What Gerry wants is the creation of a completely modern city that will create ‘future heritage’ in the manner of Art Deco Napier – rebuilt after the catastrophic 1931 quake. Does this mean we’ll have to wait 50 plus years before rebuilt Christchurch develops the patina of heritage? During the 1970s and 80s most citizens of Napier saw their CBD as antiquated and obsolete. It was in a twilight zone: too young to be seen as heritage; too old to be considered modern. It was only when some key Art Deco Buildings in the 1980s began to be demolished that citizens awoke to the jewel at their feet.

In other words, it will take at least 50 years before Gerry’s ‘future heritage’ actually becomes heritage. And who is to say that that much of rebuilt Christchurch will survive the normal forces of capitalist redevelopment to even get that far. Napier’s Art Deco CBD only made it into the 1980s because its economy was flat and there was no pressure to rebuild it. It is doubtful that Christchurch, being the economic powerhouse of the South Island, will go the same way. Pockets of the rebuilt city will remain, but to think we will have something akin to Napier in 50 years is fanciful.

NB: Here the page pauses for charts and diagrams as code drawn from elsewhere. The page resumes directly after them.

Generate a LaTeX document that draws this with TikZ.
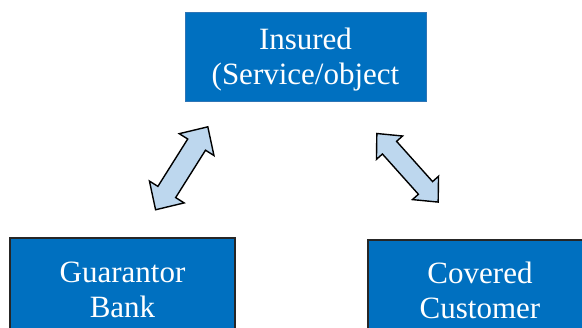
\documentclass[tikz,border=0pt]{standalone}
\usepackage{fontspec}
\setmainfont{Liberation Serif}
\definecolor{boxblue}{HTML}{0070C0}
\definecolor{arrowfill}{HTML}{BDD7EE}
\definecolor{topborder}{HTML}{2E75B6}
\tikzset{
  bluebox/.style={rectangle, fill=boxblue, inner sep=0pt},
  boxtext/.style={text=white, align=center, font=\fontsize{31}{35}\selectfont, inner sep=0pt},
  darkborder/.style={draw=black!85, line width=1.5pt},
  lightborder/.style={draw=topborder, line width=0.8pt},
  dblarrow/.style={fill=arrowfill, draw=black, line width=1.4pt, line join=miter},
}
% center, angle, half length, head length, shaft half width, head half width
\newcommand{\mydblarrow}[6]{%
  \begin{scope}[shift={(#1)}, rotate=#2]
    \draw[dblarrow] (-#3,0) -- (-#3+#4,-#6) -- (-#3+#4,-#5) -- (#3-#4,-#5) -- (#3-#4,-#6)
      -- (#3,0) -- (#3-#4,#6) -- (#3-#4,#5) -- (-#3+#4,#5) -- (-#3+#4,#6) -- cycle;
  \end{scope}}
\begin{document}
\begin{tikzpicture}[x=1pt,y=-1pt]
\useasboundingbox (0,0) rectangle (582,328);
\clip (0,0) rectangle (582,328);
\node[bluebox, lightborder, minimum width=241pt, minimum height=89pt] (insured) at (305.5,56.5) {};
\node[boxtext] (insuredtext) at (305.5,60) {Insured\\(Service/object};
\node[bluebox, darkborder, minimum width=225pt, minimum height=100pt] (bank) at (122.5,288) {};
\node[boxtext] (banktext) at (122.5,290) {Guarantor\\Bank};
\node[bluebox, darkborder, minimum width=224pt, minimum height=100pt] (customer) at (480,290) {};
\node[boxtext] (customertext) at (480,290) {Covered\\Customer};
\mydblarrow{181.7,168.3}{57.8}{49}{21}{10.5}{20.5}
\mydblarrow{407.5,167.8}{-48.2}{46}{19}{9.5}{17.5}
\end{tikzpicture}
\end{document}
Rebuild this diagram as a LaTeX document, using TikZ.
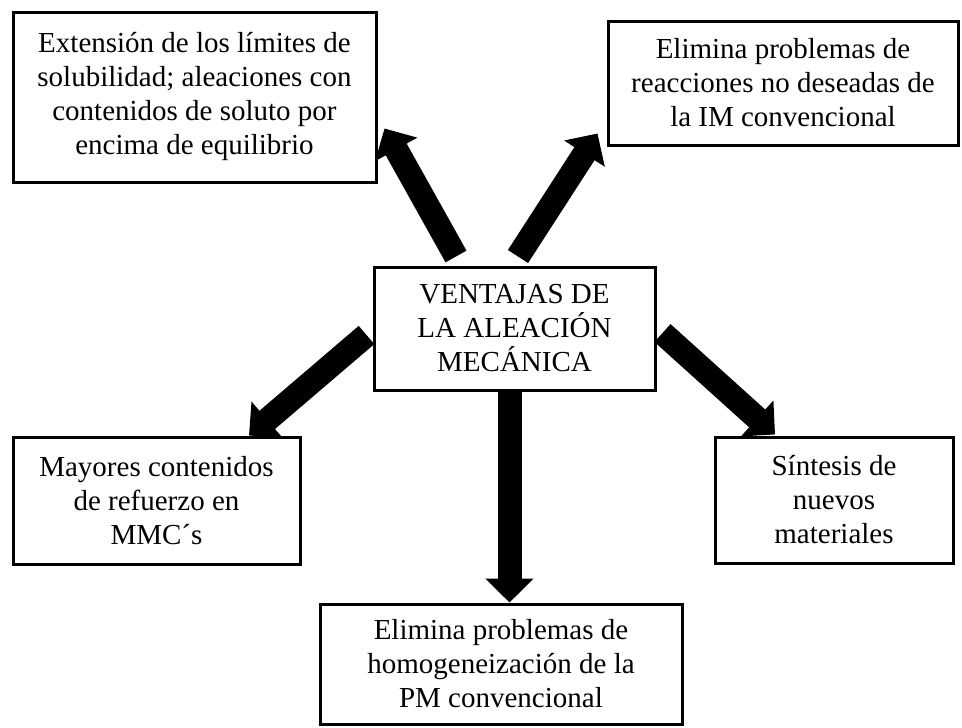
\documentclass[tikz,border=0pt]{standalone}
\usepackage{fontspec}
\setmainfont{Liberation Serif}
\usepackage{tikz}
\usetikzlibrary{arrows.meta}

\begin{document}
\begin{tikzpicture}[x=1pt,y=-1pt,
                    box/.style={draw,line width=3pt,align=center,inner sep=0pt,
                                font=\fontsize{29}{34}\selectfont},
                    fat/.style={draw,line width=24pt,
                                -{Triangle[width=47pt,length=24pt]}}]
\useasboundingbox (0,0) rectangle (962,728);
\node[box,minimum width=281pt,minimum height=123pt] (vent) at (514.5,328.5)
     {VENTAJAS DE\\LA ALEACIÓN\\MECÁNICA};
\node[box,minimum width=363pt,minimum height=170pt] (ext) at (194.5,97)
     {Extensión de los límites de\\solubilidad; aleaciones con\\contenidos de soluto por\\encima de equilibrio};
\node[box,minimum width=350pt,minimum height=124pt] (im) at (783,83)
     {Elimina problemas de\\reacciones no deseadas de\\la IM convencional};
\node[box,minimum width=287pt,minimum height=127pt] (mmc) at (156.5,500.5)
     {Mayores contenidos\\de refuerzo en\\MMC´s};
\node[box,minimum width=238pt,minimum height=126pt] (sint) at (834,500)
     {Síntesis de\\nuevos\\materiales};
\node[box,minimum width=362pt,minimum height=120pt] (pm) at (501,664)
     {Elimina problemas de\\homogeneización de la\\PM convencional};
\path ([xshift=-58.5pt,yshift=9pt]vent.north) edge [fat] ([xshift=7pt,yshift=55pt]ext.south east)
      ([xshift=3.5pt,yshift=9pt]vent.north)   edge [fat] ([xshift=-9pt,yshift=13pt]im.south west)
      ([xshift=-6pt,yshift=-6.5pt]vent.west)  edge [fat] ([xshift=92.5pt]mmc.north)
      ([xshift=6pt,yshift=-4.5pt]vent.east)   edge [fat] ([xshift=-59pt,yshift=1pt]sint.north)
      ([xshift=-5pt]vent.south)               edge [fat] ([xshift=8.5pt]pm.north);
\end{tikzpicture}
\end{document}
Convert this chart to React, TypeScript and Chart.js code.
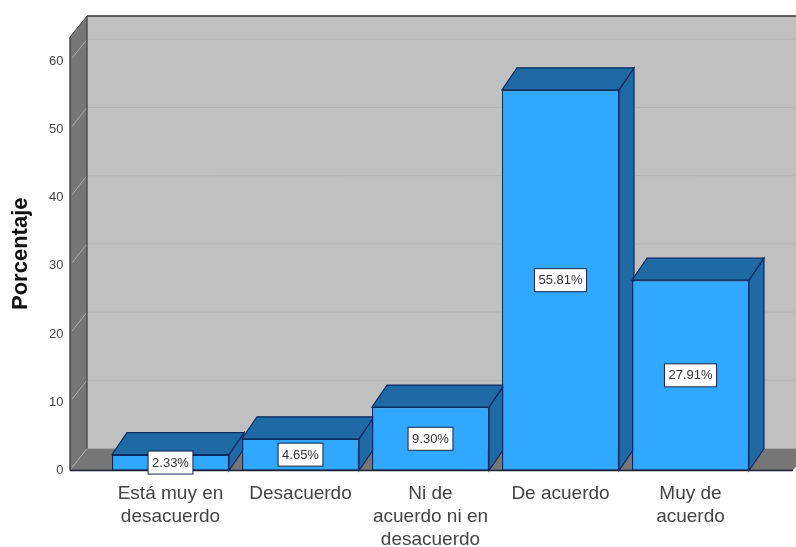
import React, { useEffect, useRef } from "react";
import { Chart, registerables } from "chart.js";

Chart.register(...registerables);

const categories = [
  ["Está muy en", "desacuerdo"],
  ["Desacuerdo"],
  ["Ni de", "acuerdo ni en", "desacuerdo"],
  ["De acuerdo"],
  ["Muy de", "acuerdo"],
];
const percentages = [2.33, 4.65, 9.3, 55.81, 27.91];
const yTicks = [0, 10, 20, 30, 40, 50, 60];
const yTitle = "Porcentaje";

const DX = 17;
const DY = 22;
const BAR_DX = 15;
const BAR_DY = 22;
const LEFT = 70;
const RIGHT = 793;
const WALL = "#c0c0c0";
const SIDE = "#767676";
const FACE = "#30a8ff";
const SHADE = "#1f6aa5";
const EDGE = "#0b2a63";

function poly(ctx: CanvasRenderingContext2D, pts: number[][], fill: string, stroke?: string) {
  ctx.beginPath();
  pts.forEach(([x, y], i) => (i ? ctx.lineTo(x, y) : ctx.moveTo(x, y)));
  ctx.closePath();
  ctx.fillStyle = fill;
  ctx.fill();
  if (stroke) {
    ctx.strokeStyle = stroke;
    ctx.lineWidth = 1.2;
    ctx.stroke();
  }
}

function line(ctx: CanvasRenderingContext2D, x1: number, y1: number, x2: number, y2: number, color: string, w = 1) {
  ctx.beginPath();
  ctx.moveTo(x1, y1);
  ctx.lineTo(x2, y2);
  ctx.strokeStyle = color;
  ctx.lineWidth = w;
  ctx.stroke();
}

const box3d = {
  id: "box3d",
  beforeDatasetsDraw(chart: any) {
    const { ctx, chartArea, scales } = chart;
    const y0 = scales.y.getPixelForValue(0);
    const top = chartArea.top;
    ctx.save();
    poly(ctx, [[LEFT + DX, top - DY + 1], [796, top - DY + 1], [796, y0 - DY], [LEFT + DX, y0 - DY]], WALL);
    poly(ctx, [[LEFT, top], [LEFT + DX, top - DY + 1], [LEFT + DX, y0 - DY], [LEFT, y0]], SIDE);
    poly(ctx, [[LEFT, y0], [LEFT + DX, y0 - DY], [796, y0 - DY], [796, y0 - 4], [RIGHT, y0]], SIDE);
    yTicks.slice(1).forEach((t) => {
      const py = scales.y.getPixelForValue(t);
      line(ctx, LEFT + DX, py - DY, 796, py - DY, "#b2b2b2");
      line(ctx, LEFT + 2, py - 3, LEFT + DX, py - DY, "#adadad");
    });
    line(ctx, LEFT + 2, y0 - 3, LEFT + DX, y0 - DY, "#adadad");
    line(ctx, LEFT, top, LEFT + DX, top - DY + 1, "#444444");
    line(ctx, LEFT + DX, top - DY + 1, 796, top - DY + 1, "#333333", 1.3);
    line(ctx, LEFT + DX, top - DY + 1, LEFT + DX, y0 - DY, "#444444", 1.3);
    line(ctx, LEFT, top, LEFT, y0, "#333333", 1.3);
    line(ctx, LEFT, y0, RIGHT, y0, "#1c2233", 1.3);

    chart.getDatasetMeta(0).data.forEach((bar: any) => {
      const l = bar.x - bar.width / 2;
      const r = bar.x + bar.width / 2;
      const t = bar.y;
      const b = bar.base;
      poly(ctx, [[r, t], [r + BAR_DX, t - BAR_DY], [r + BAR_DX, b - BAR_DY], [r, b]], SHADE, EDGE);
      poly(ctx, [[l, t], [l + BAR_DX, t - BAR_DY], [r + BAR_DX, t - BAR_DY], [r, t]], SHADE, EDGE);
    });
    ctx.restore();
  },
  afterDatasetsDraw(chart: any) {
    const { ctx } = chart;
    ctx.save();
    ctx.font = '13px "Liberation Sans"';
    ctx.textAlign = "center";
    ctx.textBaseline = "middle";
    chart.getDatasetMeta(0).data.forEach((bar: any, i: number) => {
      const label = percentages[i].toFixed(2) + "%";
      const w = ctx.measureText(label).width + 8;
      const h = 23;
      const cy = (bar.y + bar.base) / 2;
      ctx.fillStyle = "#ffffff";
      ctx.strokeStyle = "#16264a";
      ctx.lineWidth = 1;
      ctx.fillRect(bar.x - w / 2, cy - h / 2, w, h);
      ctx.strokeRect(bar.x - w / 2, cy - h / 2, w, h);
      ctx.fillStyle = "#333333";
      ctx.fillText(label, bar.x, cy + 0.5);
    });
    ctx.restore();
  },
};

export default function App() {
  const ref = useRef<HTMLCanvasElement>(null);
  useEffect(() => {
    const chart = new Chart(ref.current as HTMLCanvasElement, {
      type: "bar",
      data: {
        labels: categories as any,
        datasets: [
          {
            data: percentages,
            backgroundColor: FACE,
            borderColor: EDGE,
            borderWidth: 1.3,
            borderSkipped: false,
            categoryPercentage: 1,
            barPercentage: 0.9,
          },
        ],
      },
      options: {
        responsive: false,
        animation: false,
        devicePixelRatio: 1,
        layout: { autoPadding: false, padding: { top: 37, right: 40.5, bottom: 0, left: 0 } },
        plugins: { legend: { display: false }, tooltip: { enabled: false } },
        scales: {
          x: {
            grid: { display: false },
            border: { display: false },
            afterFit: (s: any) => {
              s.height = 76.5;
              s.paddingLeft = 0;
              s.paddingRight = 0;
            },
            ticks: {
              autoSkip: false,
              maxRotation: 0,
              minRotation: 0,
              padding: 4,
              color: "#444444",
              font: { family: "Liberation Sans", size: 19, lineHeight: 1.21 },
            },
          },
          y: {
            min: 0,
            max: 63.56,
            grid: { display: false },
            border: { display: false },
            afterFit: (s: any) => {
              s.width = 105.5;
              s.paddingTop = 0;
              s.paddingBottom = 0;
              if (s._margins) {
                s._margins.top = 0;
                s._margins.bottom = 0;
              }
            },
            title: {
              display: true,
              text: yTitle,
              color: "#111111",
              font: { family: "Liberation Sans", size: 22, weight: "bold" },
              padding: { top: 8, bottom: 0 },
            },
            ticks: {
              stepSize: 10,
              includeBounds: false,
              padding: 34,
              color: "#444444",
              font: { family: "Liberation Sans", size: 13 },
            },
          },
        },
      },
      plugins: [box3d],
    } as any);
    return () => chart.destroy();
  }, []);
  return (
    <div style={{ position: "fixed", left: 0, top: 0, width: 796, height: 547, background: "#ffffff", overflow: "hidden" }}>
      <canvas ref={ref} width={796} height={547} style={{ display: "block", filter: "blur(0.5px)" }} />
    </div>
  );
}
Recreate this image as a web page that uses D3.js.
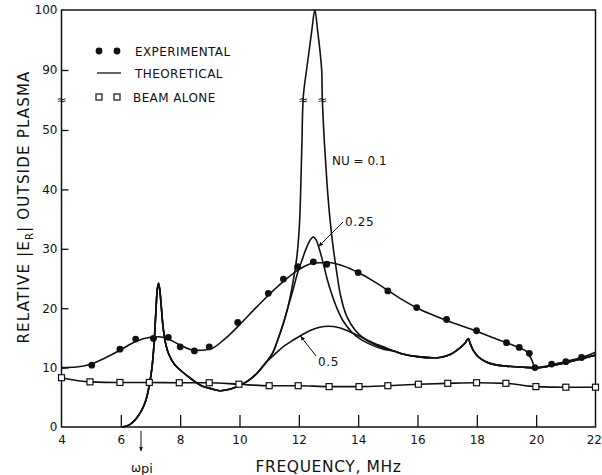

So what’s the point of demolishing what heritage fabric that still exists in Christchurch’s CBD to create a future city that will not even survive the future. Isn’t far better to keep that heritage that can be saved and strengthened to modern standards and integrate this within the new city? Wouldn’t this make a richer, more interesting and meaningful city centre? This way Cantabrians and visitors alike will be able to see manifest in the city’s streets before and after earthquake stories – not just after. To keep only a few iconic buildings deemed by Gerry as worthy is akin to creating a heritage freakshow and degrades us all.

I can only hope that in days ahead wiser heads than Gerry’s will prevail and Cantabrians and other New Zealanders will rise up against such vandalism to the historic heart of Christchurch. If not, we can say goodbye to places like Cuba Street in Wellington when the ‘big one’ hits here – the precedent will have been set. We can all be angry the failure of some historic buildings to protect lives on the 22 February, but to use this an excuse to raze the city is unnecessary and wrong. While the demolition of historic buildings may be cathartic for some, we can also be sure that future generations will be angry with us for sitting back and letting it happen. It must not.

Ben Schrader is a Wellington freelance historian with expertise in urban history and heritage. His last major book was We Call it Home: A history of state housing in New Zealand.